255 Supplementary business line mapping guidance

There are a variety of valid approaches that banks can use to map their activities to the eight business lines, provided the approach used meets the business line mapping principles. Nevertheless, the Committee is aware that some banks would welcome further guidance. The following is therefore an example of one possible approach that could be used by a bank to map its gross income:

Gross income for retail banking consists of net interest income on loans and advances to retail customers and SMEs treated as retail, plus fees related to traditional retail activities, net income from swaps and derivatives held to hedge the retail banking book, and income on purchased retail receivables.

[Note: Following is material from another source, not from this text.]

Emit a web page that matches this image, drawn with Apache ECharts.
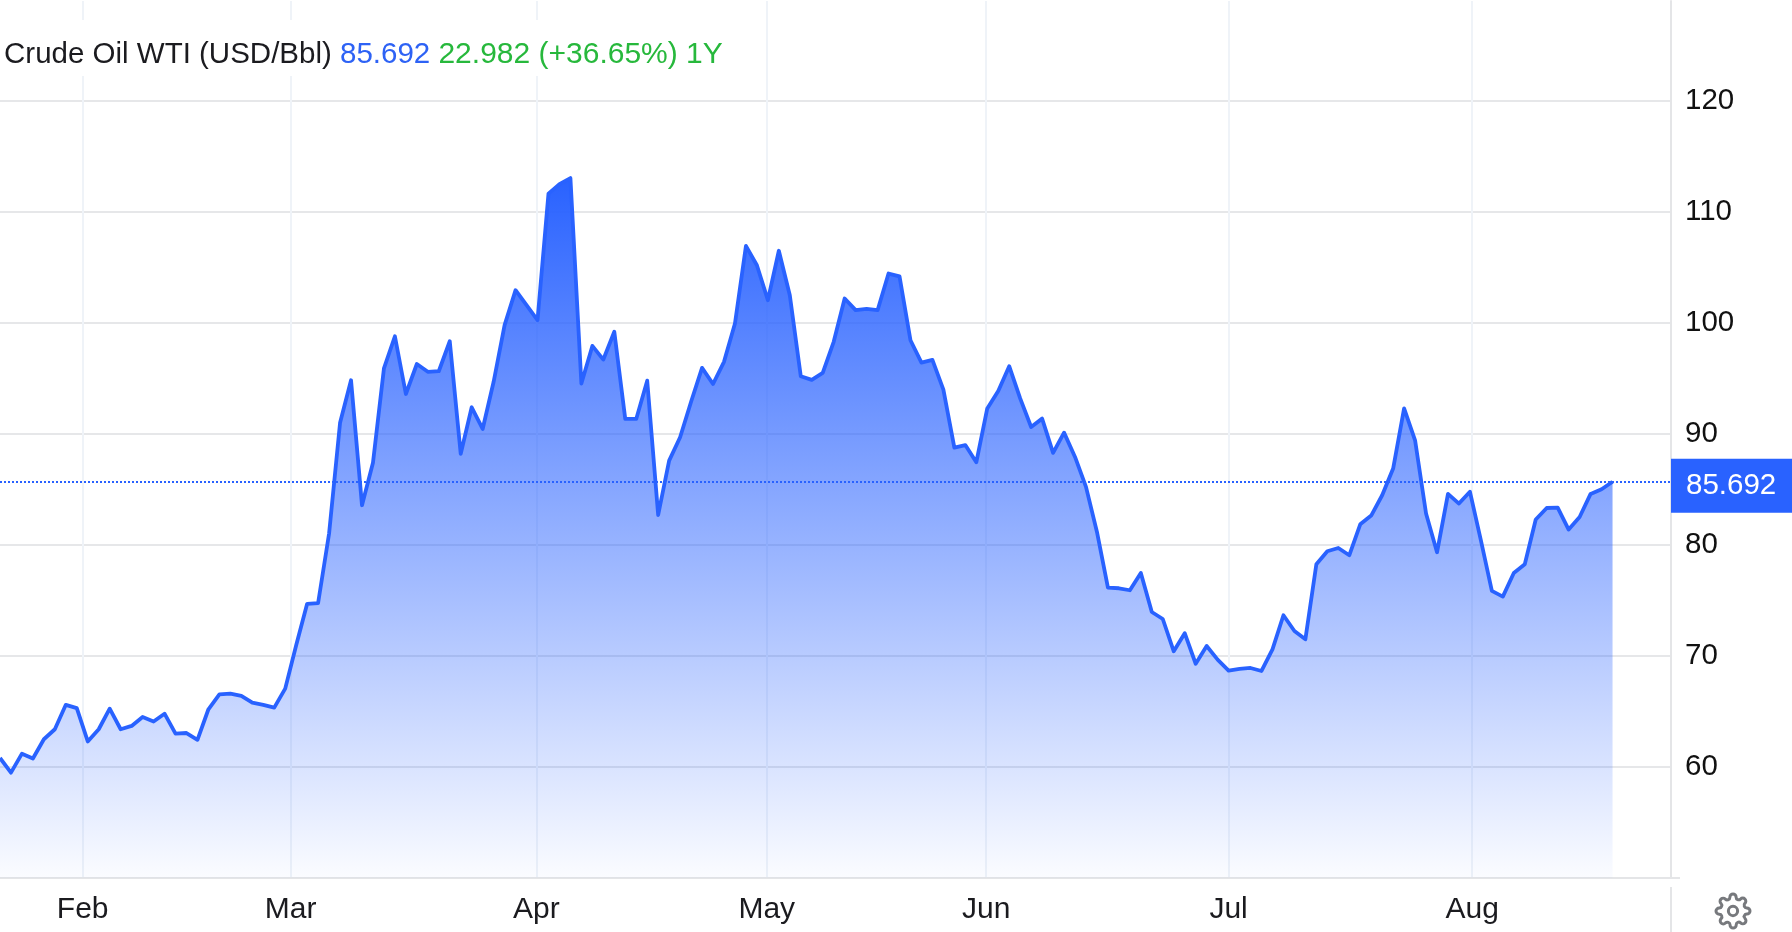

To calculate net interest income for retail banking, a bank takes the interest earned on its loans and advances to retail customers less the weighted average cost of funding of the loans (from whatever source ─ retail or other deposits).

Similarly, gross income for commercial banking consists of the net interest income on loans and advances to corporate (plus SMEs treated as corporate), interbank and sovereign customers and income on purchased corporate receivables, plus fees related to traditional commercial banking activities including commitments, guarantees, bills of exchange, net income (e.g. from coupons and dividends) on securities held in the banking book, and profits/losses on swaps and derivatives held to hedge the commercial banking book. Again, the calculation of net interest income is based on interest earned on loans and advances to corporate, interbank and sovereign customers less the weighted average cost of funding for these loans (from whatever source).

For trading and sales, gross income consists of profits/losses on instruments held for trading purposes (i.e. in the mark-to-market book), net of funding cost, plus fees from wholesale broking.

For the other five business lines, gross income consists primarily of the net fees/commissions earned in each of these businesses. Payment and settlement consists of fees to cover provision of payment/settlement facilities for wholesale counterparties. Asset management is management of assets on behalf of others.